O estudo da UFRN foi publicado internacionalmente no último dia 10, no periódico especializado Journal of Psychopharmacology, podendo representar um novo achado na neurobiologia da depressão.
Quem lidera a pesquisa é a bióloga Nicole Leite Galvão Coelho, do Departamento de Fisiologia e Comportamento da UFRN, atualmente em pós-doutorado na Universidade de Western Sydney (Austrália). A fisiologista colabora com o laboratório de Neuroimagem do Huol, coordenado por Dráulio Araújo, e que conta com a pesquisadora Fernanda Palhano Fontes, responsáveis pelo estudo randomizado com grupo placebo.
Embora não seja predominante a associação entre depressão e inflamação do organismo, sabe-se que a modulação de diversas substâncias favorece atenuar os quadros depressivos. “É o primeiro estudo no mundo que aponta em humanos, tanto pacientes quanto pessoas saudáveis, a ação anti-inflamatória de um psicodélico clássico”, afirma Nicole. “Antes disso, só alguns outros in vitro e com modelos animais já haviam demonstrado esse potencial”.
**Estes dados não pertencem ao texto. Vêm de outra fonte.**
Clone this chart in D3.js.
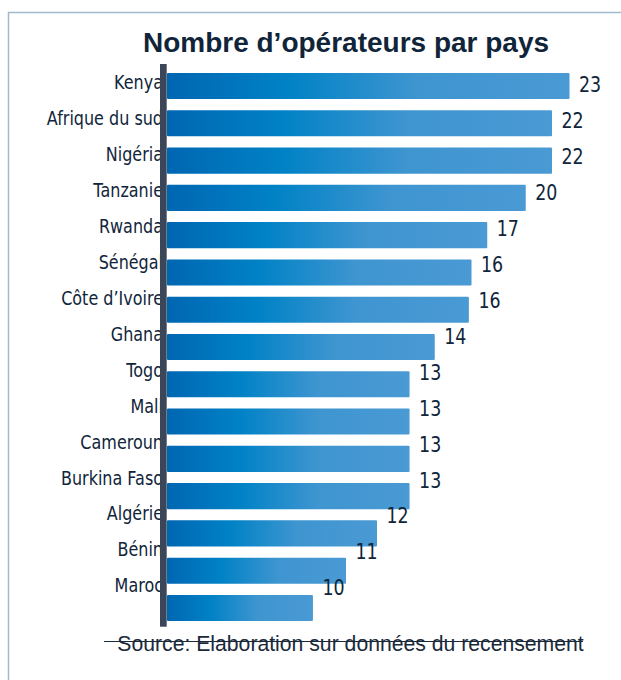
<!DOCTYPE html>
<html>
<head>
<meta charset="utf-8">
<script src="https://cdn.jsdelivr.net/npm/d3@7"></script>
<style>
    html, body { margin: 0; padding: 0; background: #ffffff; }
    svg { display: block; }
</style>
</head>
<body>
<svg id="chart" width="621" height="680"></svg>
<script>
/* Data */
/* **** */
var categories = ['Kenya', 'Afrique du sud', 'Nigéria', 'Tanzanie', 'Rwanda', 'Sénégal',
    'Côte d’Ivoire', 'Ghana', 'Togo', 'Mali', 'Cameroun', 'Burkina Faso', 'Algérie', 'Bénin', 'Maroc'];

// Numbers printed next to the bars
var values = [23, 22, 22, 20, 17, 16, 16, 14, 13, 13, 13, 13, 12, 11, 10];

// Bar lengths as drawn in the picture (same unit as values, they do not match exactly)
var barLengths = [23, 22, 22, 20.5, 18.3, 17.4, 17.25, 15.3, 13.86, 13.86, 13.86, 13.86, 12, 10.23, 8.34];

var titleText = 'Nombre d’opérateurs par pays';
var sourceText = 'Source: Elaboration sur données du recensement';


/* Setup */
/* ***** */
var svg = d3.select('#chart');
var textColor = '#10253a';

var x = d3.scaleLinear()
    .domain([0, 23])
    .range([167, 569.5]);

// bars and their labels drift apart, so each gets its own scale
var yBar = d3.scaleBand()
    .domain(categories)
    .range([73, 621])
    .paddingInner(0.3)
    .paddingOuter(0);

var yLabel = d3.scalePoint()
    .domain(categories)
    .range([89.3, 592.3]);

var defs = svg.append('defs');
var grad = defs.append('linearGradient')
    .attr('id', 'barGrad')
    .attr('x1', 0).attr('x2', 1)
    .attr('y1', 0).attr('y2', 0);
[[0, '#0066b2'], [0.3, '#0082c6'], [0.62, '#3e95d0'], [1, '#4a9ad4']].forEach(function (s) {
    grad.append('stop')
        .attr('offset', s[0])
        .attr('stop-color', s[1]);
});

// frame
svg.append('path')
    .attr('d', 'M8.5,680V12.5H621')
    .attr('fill', 'none')
    .attr('stroke', '#9fb9cd')
    .attr('stroke-width', 1.5);

// title
svg.append('text')
    .attr('x', 346)
    .attr('y', 51.7)
    .attr('text-anchor', 'middle')
    .attr('font-family', '"Liberation Sans", Arial, sans-serif')
    .attr('font-weight', 'bold')
    .attr('font-size', 28)
    .attr('fill', textColor)
    .text(titleText);


/* Bars */
/* **** */
svg.append('g')
    .attr('class', 'bars')
    .selectAll('rect')
    .data(categories)
    .enter()
    .append('rect')
    .attr('x', x(0))
    .attr('y', function (d) { return yBar(d); })
    .attr('width', function (d, i) { return x(barLengths[i]) - x(0); })
    .attr('height', yBar.bandwidth())
    .attr('rx', 1)
    .attr('fill', 'url(#barGrad)');

// category labels (narrow font, squeezed horizontally)
svg.append('g')
    .attr('class', 'labels')
    .selectAll('text')
    .data(categories)
    .enter()
    .append('text')
    .attr('transform', function (d) { return 'translate(163,' + yLabel(d) + ') scale(0.82,1)'; })
    .attr('text-anchor', 'end')
    .attr('font-family', '"DejaVu Sans", sans-serif')
    .attr('font-size', 19.5)
    .attr('fill', textColor)
    .text(function (d) { return d; });

// value labels
svg.append('g')
    .attr('class', 'values')
    .selectAll('text')
    .data(categories)
    .enter()
    .append('text')
    .attr('transform', function (d, i) {
        return 'translate(' + (x(barLengths[i]) + 9.5) + ',' + (yLabel(d) + 3) + ') scale(0.83,1)';
    })
    .attr('font-family', '"DejaVu Sans", sans-serif')
    .attr('font-size', 21)
    .attr('fill', textColor)
    .text(function (d, i) { return values[i]; });

// vertical axis
svg.append('rect')
    .attr('x', 160)
    .attr('y', 64)
    .attr('width', 6.7)
    .attr('height', 626.7 - 64)
    .attr('fill', '#3b4658');


/* Source */
/* ****** */
svg.append('text')
    .attr('x', 117.3)
    .attr('y', 650.7)
    .attr('font-family', '"Liberation Sans", Arial, sans-serif')
    .attr('font-size', 21.2)
    .attr('fill', '#1a2a3b')
    .text(sourceText);

svg.append('line')
    .attr('x1', 104).attr('x2', 583)
    .attr('y1', 641.5).attr('y2', 641.5)
    .attr('stroke', '#1a2a3b')
    .attr('stroke-width', 1.2);
</script>
</body>
</html>
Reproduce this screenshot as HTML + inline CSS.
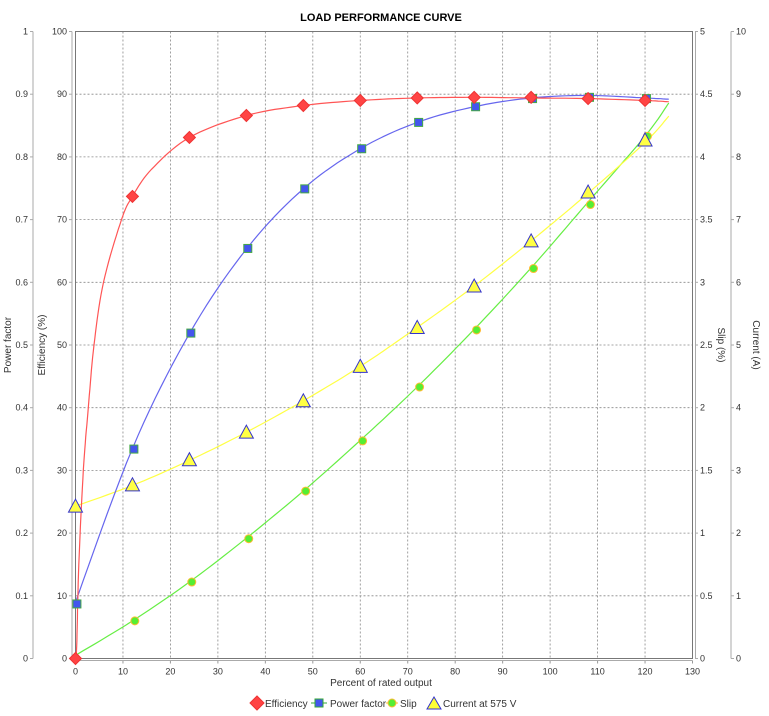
<!DOCTYPE html>
<html><head><meta charset="utf-8"><style>
html,body{margin:0;padding:0;background:#fff;}
svg{display:block;font-family:"Liberation Sans","DejaVu Sans",sans-serif;}
</style></head><body>
<svg id="s" width="769" height="716" xmlns="http://www.w3.org/2000/svg">
<text x="381" y="21" text-anchor="middle" font-size="11" font-weight="bold" fill="#000">LOAD PERFORMANCE CURVE</text>
<text x="381" y="686" text-anchor="middle" font-size="10" fill="#333">Percent of rated output</text>
<text transform="translate(11,345) rotate(-90)" text-anchor="middle" font-size="10" fill="#333">Power factor</text>
<text transform="translate(45,345) rotate(-90)" text-anchor="middle" font-size="10" fill="#333">Efficiency (%)</text>
<text transform="translate(718,345) rotate(90)" text-anchor="middle" font-size="10" fill="#333">Slip (%)</text>
<text transform="translate(753,345) rotate(90)" text-anchor="middle" font-size="10" fill="#333">Current (A)</text>
<g id="g"></g>
<g font-size="10" fill="#333">
<polygon points="250,703 257,696 264,703 257,710" fill="#f44" stroke="#e33"/>
<text x="265" y="707">Efficiency</text>
<line x1="311" y1="703" x2="327" y2="703" stroke="#3a3"/>
<rect x="315" y="699" width="8" height="8" fill="#4455ee" stroke="#3a3"/>
<text x="330" y="707">Power factor</text>
<line x1="386" y1="703" x2="398" y2="703" stroke="#fb3"/>
<circle cx="392" cy="703" r="4" fill="#5e3" stroke="#fb3"/>
<text x="400" y="707">Slip</text>
<polygon points="427,709 434,697 441,709" fill="#ff3" stroke="#33c"/>
<text x="443" y="707">Current at 575 V</text>
</g>
</svg>
<script>
const L=75.5,R=692.5,T=31.5,B=658.5;
const X=v=>L+v*(R-L)/130, Y=v=>B-v*(B-T)/100;
let h='';
for(let i=0;i<=13;i++){const x=X(i*10);
 if(i>0&&i<13)h+=`<line x1="${x}" y1="${T}" x2="${x}" y2="${B}" stroke="#888" stroke-dasharray="2,2" stroke-width="0.8"/>`;
 h+=`<line x1="${x}" y1="${B+2}" x2="${x}" y2="${B+5}" stroke="#999"/><text x="${x}" y="${B+16}" text-anchor="middle" font-size="9" fill="#333">${i*10}</text>`;}
for(let i=0;i<=10;i++){const y=Y(i*10);
 if(i>0&&i<10)h+=`<line x1="${L}" y1="${y}" x2="${R}" y2="${y}" stroke="#888" stroke-dasharray="2,2" stroke-width="0.8"/>`;
 const pf=i==0?'0':i==10?'1':(i/10).toFixed(1);
 const sl=i==0?'0':(i/2).toString();
 h+=`<text x="28" y="${y+3}" text-anchor="end" font-size="9" fill="#333">${pf}</text>`;
 h+=`<text x="67" y="${y+3}" text-anchor="end" font-size="9" fill="#333">${i*10}</text>`;
 h+=`<text x="700" y="${y+3}" font-size="9" fill="#333">${sl}</text>`;
 h+=`<text x="736" y="${y+3}" font-size="9" fill="#333">${i}</text>`;
 h+=`<line x1="30" y1="${y}" x2="33" y2="${y}" stroke="#aaa"/><line x1="69" y1="${y}" x2="72" y2="${y}" stroke="#aaa"/><line x1="695" y1="${y}" x2="698" y2="${y}" stroke="#aaa"/><line x1="731" y1="${y}" x2="734" y2="${y}" stroke="#aaa"/>`;}
h+=`<line x1="33" y1="${T}" x2="33" y2="${B}" stroke="#aaa"/><line x1="72" y1="${T}" x2="72" y2="${B}" stroke="#aaa"/><line x1="695.5" y1="${T}" x2="695.5" y2="${B}" stroke="#aaa"/><line x1="731" y1="${T}" x2="731" y2="${B}" stroke="#aaa"/><line x1="${L}" y1="${B+2}" x2="${R}" y2="${B+2}" stroke="#aaa"/>`;
h+=`<rect x="${L}" y="${T}" width="${R-L}" height="${B-T}" fill="none" stroke="#777"/>`;
function cr(p,col){let d=`M${X(p[0][0])},${Y(p[0][1])}`;
 for(let i=0;i<p.length-1;i++){const p0=p[Math.max(0,i-1)],p1=p[i],p2=p[i+1],p3=p[Math.min(p.length-1,i+2)];
  for(let t=0.1;t<=1.001;t+=0.1){const t2=t*t,t3=t2*t;
   const f=k=>0.5*((2*p1[k])+(-p0[k]+p2[k])*t+(2*p0[k]-5*p1[k]+4*p2[k]-p3[k])*t2+(-p0[k]+3*p1[k]-3*p2[k]+p3[k])*t3);
   d+=`L${X(f(0)).toFixed(1)},${Y(f(1)).toFixed(1)}`;}}
 return `<path d="${d}" fill="none" stroke="${col}" stroke-width="1.2"/>`;}
const eff=[[0,0],[0.25,2],[0.7,15],[1.65,30],[2.7,40],[3.9,50],[5.9,60],[9.7,70],[12,73.7],[16,78],[24,83.1],[36,86.6],[48,88.2],[60,89],[72,89.4],[84,89.5],[96,89.4],[108,89.3],[120,89],[125,88.8]];
const pf=[[0,9],[12,33.5],[24,51.8],[36,65.3],[48,74.9],[60,81.3],[72,85.5],[84,88],[96,89.4],[108,89.8],[120,89.4],[125,89.2]];
const sl=[[0,0.5],[12,6],[24,12.2],[36,19.2],[48,26.7],[60,34.8],[72,43.3],[84,52.5],[96,62.3],[108,72.8],[120,83.3],[125,88.6]];
const cu=[[0,24.3],[12,27.6],[24,31.6],[36,36.1],[48,41.1],[60,46.6],[72,52.8],[84,59.4],[96,66.6],[108,74.2],[120,82.3],[125,86.5]];
h+=cr(sl,'#66ee44')+cr(cu,'#ffff44')+cr(pf,'#6666ee')+cr(eff,'#ff5555');
const em=[[0,0],[12,73.7],[24,83.1],[36,86.6],[48,88.2],[60,89],[72,89.4],[84,89.5],[96,89.5],[108,89.3],[120,89]];
const pm=[[0.3,8.7],[12.3,33.4],[24.3,51.9],[36.3,65.4],[48.3,74.9],[60.3,81.3],[72.3,85.5],[84.3,88],[96.3,89.3],[108.3,89.5],[120.3,89.3]];
const sm=[[12.5,6],[24.5,12.2],[36.5,19.1],[48.5,26.7],[60.5,34.7],[72.5,43.3],[84.5,52.4],[96.5,62.2],[108.5,72.4],[120.5,83.3]];
const cm=[[0,24.3],[12,27.7],[24,31.7],[36,36.1],[48,41.1],[60,46.6],[72,52.8],[84,59.4],[96,66.6],[108,74.4],[120,82.7]];
pm.forEach(p=>{h+=`<rect x="${X(p[0])-4}" y="${Y(p[1])-4}" width="8" height="8" fill="#4455ee" stroke="#4a4"/>`;});
sm.forEach(p=>{h+=`<circle cx="${X(p[0])}" cy="${Y(p[1])}" r="4" fill="#5e3" stroke="#fb3"/>`;});
cm.forEach(p=>{const x=X(p[0]),y=Y(p[1]);h+=`<polygon points="${x-7},${y+6} ${x},${y-7} ${x+7},${y+6}" fill="#ff4" stroke="#33c"/>`;});
em.forEach(p=>{const x=X(p[0]),y=Y(p[1]);h+=`<polygon points="${x-6},${y} ${x},${y-6} ${x+6},${y} ${x},${y+6}" fill="#f44" stroke="#e33"/>`;});
document.getElementById('g').innerHTML=h;
</script>
</body></html>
O estudo analisou o sangue de 28 participantes com depressão nesse teste clínico pioneiro (14 tomaram ayahuasca e 14, placebo), além de 45 pessoas sem o transtorno. As amostras foram colhidas antes do tratamento e 48 horas depois. Para medir o grau de inflamação, ela usou uma proteína (conhecida pela abreviação CRP) produzida em maior quantidade no fígado quando ocorre a reação inflamatória do sistema imune.
“A ayahuasca reduziu de maneira significativa, após 48 horas, tanto a inflamação quanto a depressão, simultaneamente”, garante Nicole Leite.
A reação inflamatória, assim como a ação de psicodélicos para atenuá-la, podem ser a chave para avançar no tratamento do tipo resistente de depressão. Ele aflige um terço dos mais de 300 milhões de pessoas com o transtorno no mundo, que não conseguem melhora com os antidepressivos convencionais, baseados na inibição da reciclagem de serotonina pelo sistema nervoso.
Essa foi a forma da doença investigada no estudo pioneiro da UFRN, cujos participantes sofriam com ela há 11 anos, em média. A pergunta que o grupo gostaria de responder é se níveis alterados de cortisol, chamado também de hormônio do estresse, estariam na raiz da resistência aos medicamentos disponíveis.
Isso porque, no caso dos pacientes crônicos, o nível de cortisol aparece diminuído, enquanto nos que apenas começam a apresentar sintomas de depressão ele costuma subir. A quantidade rebaixada do hormônio poderia talvez explicar a inflamação discreta constatada nos doentes com depressão resistente.
Segundo a Organização Mundial da Saúde (OMS), o número de pessoas com depressão aumentou 18,4% de 2005 a 2015. Com a pandemia de Covid-19 e os vários graus de isolamento social que acarretou, sem data certa para acabar, parece provável que o transtorno crescerá para se tornar o grande mal do século 21.
O chá indígena
A ayahuasca é uma bebida originada de rituais xamânicos e indígenas de várias etnias do Brasil e do Peru, preparado com dois ingredientes vegetais: folhas do arbusto chacrona (Psychotria viridis) e casca do cipó caapi (Banisteriopsis caapi).
A chacrona contém o principal composto psicoativo do chá, a n,n-dietiltriptamina (DMT). O caapi fornece os alcaloides harmina, harmalina e tetrahidroarmina, que inibem uma enzima degradadora da DMT e, com isso, prolongam o efeito psicodélico.